Bridging the insights gap
As we mentioned earlier, the role of data intelligence transcends analytics. To be effective, the insights, trends, and patterns must be presented in an easy-to-digest format to everyone who needs them. AI has enabled organizations to achieve this in various ways.
Machine learning with AI-driven automation derives insights from data, and Natural Language Query (NLQ) converts them into a human-readable format such as informative intuitive visualizations. As a result, people in the organization can receive data in a format that is easier to understand.

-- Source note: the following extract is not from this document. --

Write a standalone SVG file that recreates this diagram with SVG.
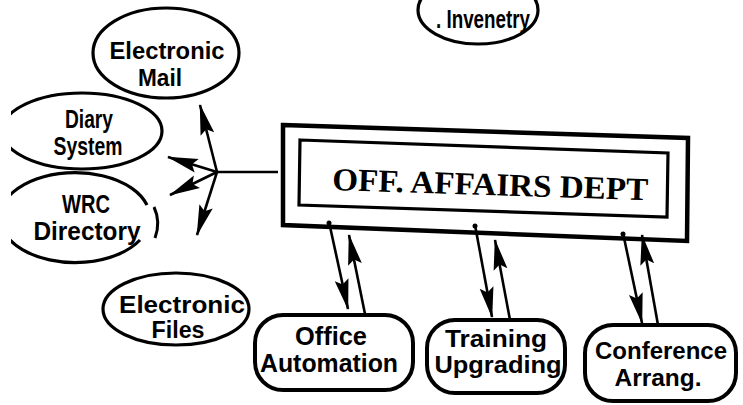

Within seconds, users can glean insights and patterns that would otherwise be hidden in tables and datasets. The ability to drill down into reports as per user requirements enhances data literacy whilst also freeing up time for data scientists in the company.
Make the most of AI in Data Intelligence
According to statistics, companies that are currently using AI use it to drive tasks focused on data intelligence. 36% use it to improve data quality, 29% are focused on governance, and 23% are working on privacy. As we mentioned, 77% of these companies are achieving positive results with AI.
That said, AI implementation is not without challenges. The research found that 46% of companies cite insufficient resources (hardware and software) as the key obstacle, whilst 28% claim the available AI solutions lack key features to drive their initiatives.